Expectations that CBD office tower values will take a bigger hit in the hard-pressed Sydney and Melbourne markets compared with other cities have risen considerably over the past three months, as major landlords battle with weaker demand and rising finance costs, an industry survey reveals.
Expressed as a net balance, the Property Council’s quarterly survey shows the gloomy outlook for the office sector had been easing for much of this year before worsening significantly – particularly in the two biggest markets – over the September quarter as a larger proportion of respondents now expect values to fall rather than increase.
Cloudy future: the barometer is falling for office tower values. Steven Siewert
“This is realism,” Property Council chief executive Mike Zorbas told The Australian Financial Review.
“This sentiment reflects the addition of supply above and beyond market demand in those two states.”

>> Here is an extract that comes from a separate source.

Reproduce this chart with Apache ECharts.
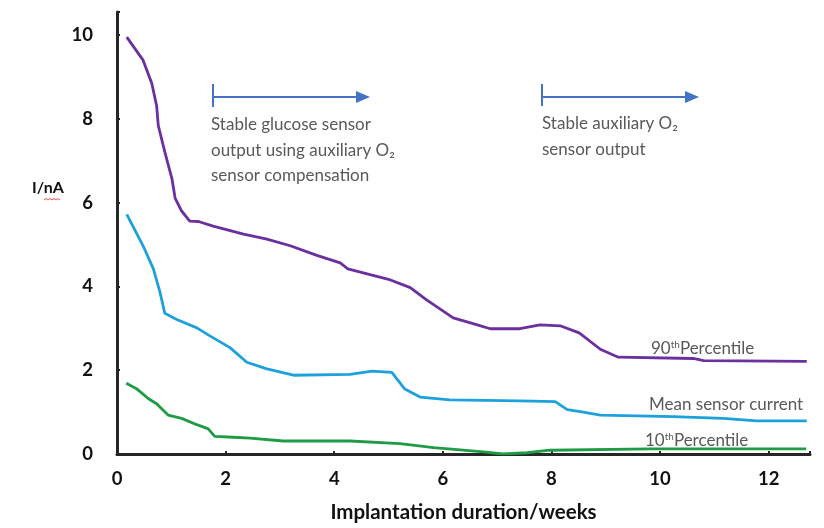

The industry survey adds to a drumbeat of recent warnings of more pain to come in the office sector, where some recent deals on major CBD towers have been struck at discounts of up to 16 per cent.

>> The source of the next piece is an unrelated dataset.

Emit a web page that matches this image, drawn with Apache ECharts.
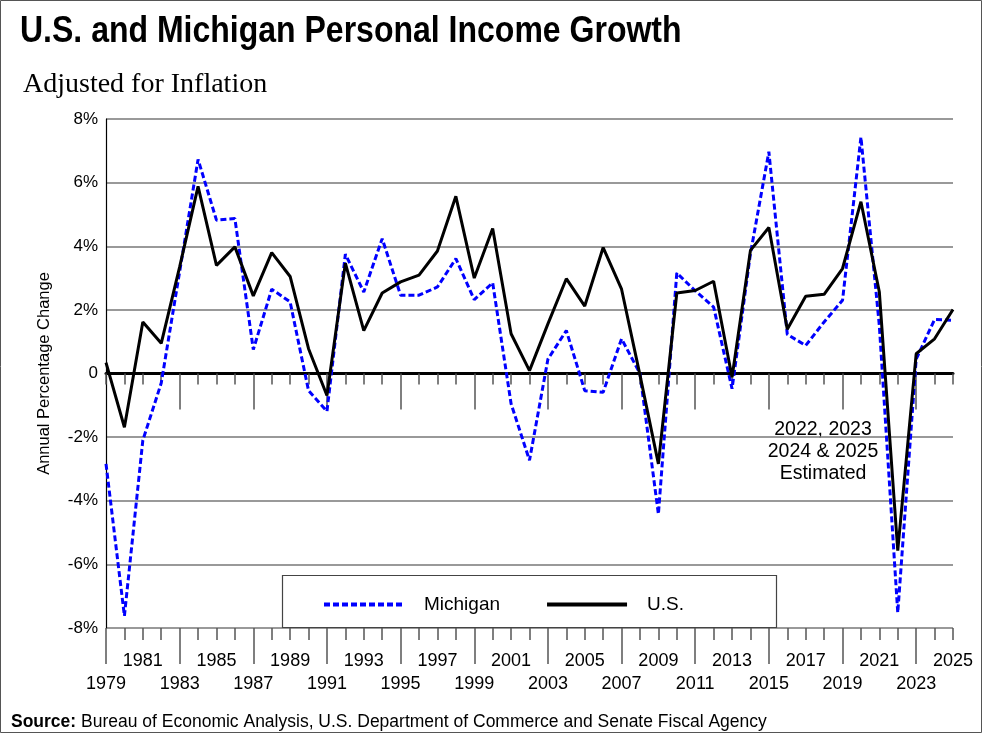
<!DOCTYPE html>
<html>
<head>
<meta charset="utf-8">
<title>U.S. and Michigan Personal Income Growth</title>
<script src="https://cdn.jsdelivr.net/npm/echarts@6/dist/echarts.min.js"></script>
<style>
  html, body { margin: 0; padding: 0; background: #ffffff; }
  #main { width: 983px; height: 734px; }
</style>
</head>
<body>
<div id="main"></div>
<script>
// years on the x axis
const years = [
  "1979", "1980", "1981", "1982", "1983", "1984", "1985", "1986", "1987", "1988",
  "1989", "1990", "1991", "1992", "1993", "1994", "1995", "1996", "1997", "1998",
  "1999", "2000", "2001", "2002", "2003", "2004", "2005", "2006", "2007", "2008",
  "2009", "2010", "2011", "2012", "2013", "2014", "2015", "2016", "2017", "2018",
  "2019", "2020", "2021", "2022", "2023", "2024", "2025"
];

// annual % change, real personal income
const michigan = [
  -2.84, -7.62, -2.1, -0.3, 3.2, 6.73, 4.82, 4.87, 0.75, 2.65,
  2.25, -0.54, -1.19, 3.75, 2.56, 4.24, 2.46, 2.46, 2.72, 3.61,
  2.32, 2.85, -0.95, -2.73, 0.45, 1.35, -0.54, -0.59, 1.09, 0.0,
  -4.42, 3.16, 2.6, 2.09, -0.48, 3.77, 6.97, 1.23, 0.88, 1.62,
  2.3, 7.43, 1.5, -7.52, 0.45, 1.7, 1.67
];
const us = [
  0.34, -1.69, 1.62, 0.95, 3.35, 5.88, 3.4, 3.98, 2.44, 3.8,
  3.05, 0.78, -0.69, 3.47, 1.35, 2.53, 2.88, 3.09, 3.85, 5.57,
  3.0, 4.56, 1.25, 0.09, 1.56, 2.98, 2.12, 3.96, 2.65, -0.05,
  -2.84, 2.53, 2.61, 2.9, -0.12, 3.87, 4.59, 1.39, 2.43, 2.49,
  3.3, 5.4, 2.56, -5.57, 0.62, 1.09, 2.01
];

const yTicks = [-8, -6, -4, -2, 0, 2, 4, 6, 8];
const noteLines = ["2022, 2023", "2024 & 2025", "Estimated"];

const sans = "'Liberation Sans', Arial, sans-serif";

const chart = echarts.init(document.getElementById("main"));

// category x axes: two sit on the zero line, two hang from the bottom
function xAxisBase(extra) {
  return Object.assign({
    type: "category",
    data: years,
    boundaryGap: false,
    position: "bottom",
    axisLine: { show: false },
    axisTick: { show: false },
    axisLabel: { show: false },
    splitLine: { show: false }
  }, extra);
}

const tickStyle = { color: "#555", width: 1.5 };

chart.setOption({
  animation: false,
  backgroundColor: "#ffffff",
  title: [
    {
      text: "Adjusted for Inflation",
      left: 18,
      top: 66,
      textStyle: { fontFamily: "'Liberation Serif', 'DejaVu Serif', serif", fontWeight: "normal", fontSize: 28, color: "#000" }
    },
    {
      text: "{b|Source:} Bureau of Economic Analysis, U.S. Department of Commerce and Senate Fiscal Agency",
      left: 6,
      top: 708,
      textStyle: {
        fontFamily: sans, fontWeight: "normal", fontSize: 17.5, color: "#000",
        rich: { b: { fontFamily: sans, fontWeight: "bold", fontSize: 17.5, color: "#000" } }
      }
    }
  ],
  grid: { left: 106, right: 30, top: 119, bottom: 106 },
  legend: {
    data: ["Michigan", "U.S."],
    left: 317,
    top: 590,
    z: 10,
    itemWidth: 80,
    itemHeight: 14,
    itemGap: 45,
    itemStyle: { opacity: 0 },
    lineStyle: { width: 4 },
    textStyle: { fontFamily: sans, fontSize: 19, color: "#000", padding: [0, 0, 0, 15] }
  },
  xAxis: [
    // zero line with yearly ticks
    xAxisBase({
      axisLine: { show: true, onZero: true, onZeroAxisIndex: 0, lineStyle: { color: "#000", width: 3 } },
      axisTick: { show: true, interval: 0, length: 11, lineStyle: tickStyle }
    }),
    // long ticks on the zero line every 4 years
    xAxisBase({
      axisLine: { show: false, onZero: true, onZeroAxisIndex: 0 },
      axisTick: { show: true, length: 36, interval: function (i) { return i % 4 === 0 && i > 0; }, lineStyle: tickStyle }
    }),
    // bottom: yearly ticks + upper row of labels
    xAxisBase({
      axisLine: { show: false, onZero: false },
      axisTick: { show: true, interval: 0, length: 12, lineStyle: tickStyle },
      axisLabel: {
        show: true, margin: 24, fontFamily: sans, fontSize: 18, color: "#000",
        interval: function (i) { return i % 4 === 2; }
      }
    }),
    // bottom: long ticks + lower row of labels
    xAxisBase({
      axisLine: { show: false, onZero: false },
      axisTick: { show: true, length: 36, interval: function (i) { return i % 4 === 0; }, lineStyle: tickStyle },
      axisLabel: {
        show: true, margin: 47, fontFamily: sans, fontSize: 18, color: "#000",
        interval: function (i) { return i % 4 === 0; }
      }
    })
  ],
  yAxis: {
    type: "value",
    min: yTicks[0],
    max: yTicks[yTicks.length - 1],
    interval: 2,
    name: "Annual Percentage Change",
    nameLocation: "middle",
    nameRotate: 90,
    nameGap: 53,
    nameTextStyle: { fontFamily: sans, fontSize: 16.5, color: "#000" },
    axisLine: { show: true, lineStyle: { color: "#000", width: 1.2 } },
    axisTick: { show: false },
    axisLabel: {
      margin: 8, fontFamily: sans, fontSize: 17, color: "#000",
      formatter: function (v) { return v === 0 ? "0" : v + "%"; }
    },
    splitLine: { show: true, lineStyle: { color: "#777", width: 1.5 } }
  },
  series: [
    {
      name: "Michigan",
      type: "line",
      data: michigan,
      symbol: "none",
      color: "#0000ff",
      lineStyle: { color: "#0000ff", width: 3, type: [6, 3] },
      z: 3
    },
    {
      name: "U.S.",
      type: "line",
      data: us,
      symbol: "none",
      color: "#000000",
      lineStyle: { color: "#000000", width: 3 },
      z: 4
    }
  ],
  graphic: [
    // outer frame
    {
      type: "rect",
      shape: { x: 0.5, y: 0.5, width: 981, height: 732 },
      style: { fill: null, stroke: "#555", lineWidth: 1 },
      silent: true
    },
    // main title, squeezed to look like a condensed face
    {
      type: "text",
      x: 20,
      y: 13,
      scaleX: 0.865,
      style: {
        text: "U.S. and Michigan Personal Income Growth",
        fontFamily: sans,
        fontWeight: "bold",
        fontSize: 37,
        fill: "#000",
        verticalAlign: "top"
      },
      silent: true
    },
    // legend box
    {
      type: "rect",
      shape: { x: 282.5, y: 575.5, width: 494, height: 52 },
      style: { fill: "#ffffff", stroke: "#444", lineWidth: 1.2 },
      z: 5,
      silent: true
    },
    {
      type: "text",
      x: 823,
      y: 419,
      style: {
        text: noteLines.join("\n"),
        fontFamily: sans,
        fontSize: 19.5,
        lineHeight: 22,
        fill: "#000",
        align: "center"
      },
      silent: true
    }
  ]
});
</script>
</body>
</html>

At the annual Financial Review Property Summit this month industry leaders including Morgan Stanley’s chairman and co-head of investment banking in Australia Tim Church and Dexus chief Darren Steinberg foreshadowed values tumbling further anywhere between 10 per cent to 20 per cent for unloved office towers.

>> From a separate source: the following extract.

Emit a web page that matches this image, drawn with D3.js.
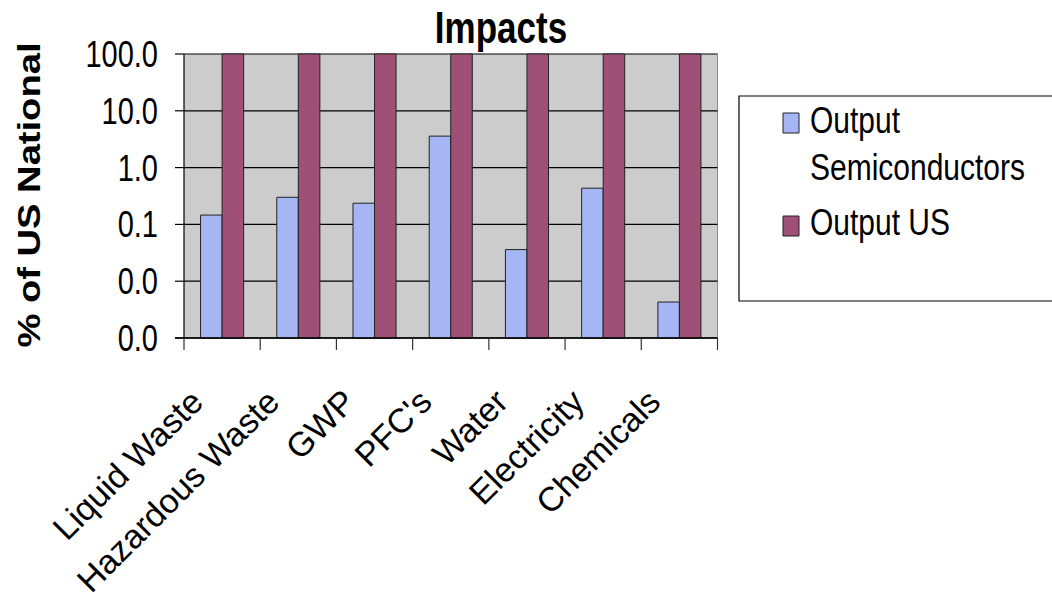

In its analysis of the listed property sector this month, Citi analyst Suraj Nebhani sounded a fresh warning for office values, flowing from softening cap rates, an industry metric for expected investment yields whose rise typically signals a fall in values, unless offset by rental growth.
“We believe cap rates will expand more across all asset classes, but the property types with structural rent growth drivers (industrial, storage, land lease and to a certain extent convenience retail) should continue to witness benign/no decline in asset values,” Mr Nebhani wrote in a client note last week.
“On the other hand, we believe office will be the most impacted with both cap rate increases and net effective rental declines (as incentives rise).”
Notwithstanding the stronger headwinds in the office sector, sentiment overall across the commercial property sector has held steady, according to the Property Council’s survey of close to 700 professionals.
Forward work expectations remained positive in every state as well as future staffing expectations. Construction activity expectations are also generally positive across all asset classes, with the exception of
the retail and office sectors, where they slightly dipped into the negative territory, Mr Zorbas said.
Concerns over housing supply and affordability dwarf any other issue to be addressed by federal and state governments, the survey shows.
Those concerns add urgency to the need to deal with skills shortages in the construction sector, where state-backed infrastructure projects are already drawing much-needed labour away from residential projects, Mr Zorbas told the Financial Review.
“The issue is that, of the people that we are bringing in, not enough of that immigration pie is skilled or indeed any kind of trades and construction migration,” he said.
“We’re going to have to increase that percentage over the next few years in order that we can accommodate all the rest of the people who are clearly keen to call Australia their permanent or temporary home.
“That is now also to be thought of in competition with government projects, which obviously offer far more security of tenure.
“We really do need a very significant national focus, to help build everything that people are hoping to build.
“We’re talking to state governments a lot at the moment about how they’re feeding that reality through to the federal government.
“Once their mega projects soak up all that talent, there’s still going to be a labour shortage across particularly the provision of new housing and dwellings.”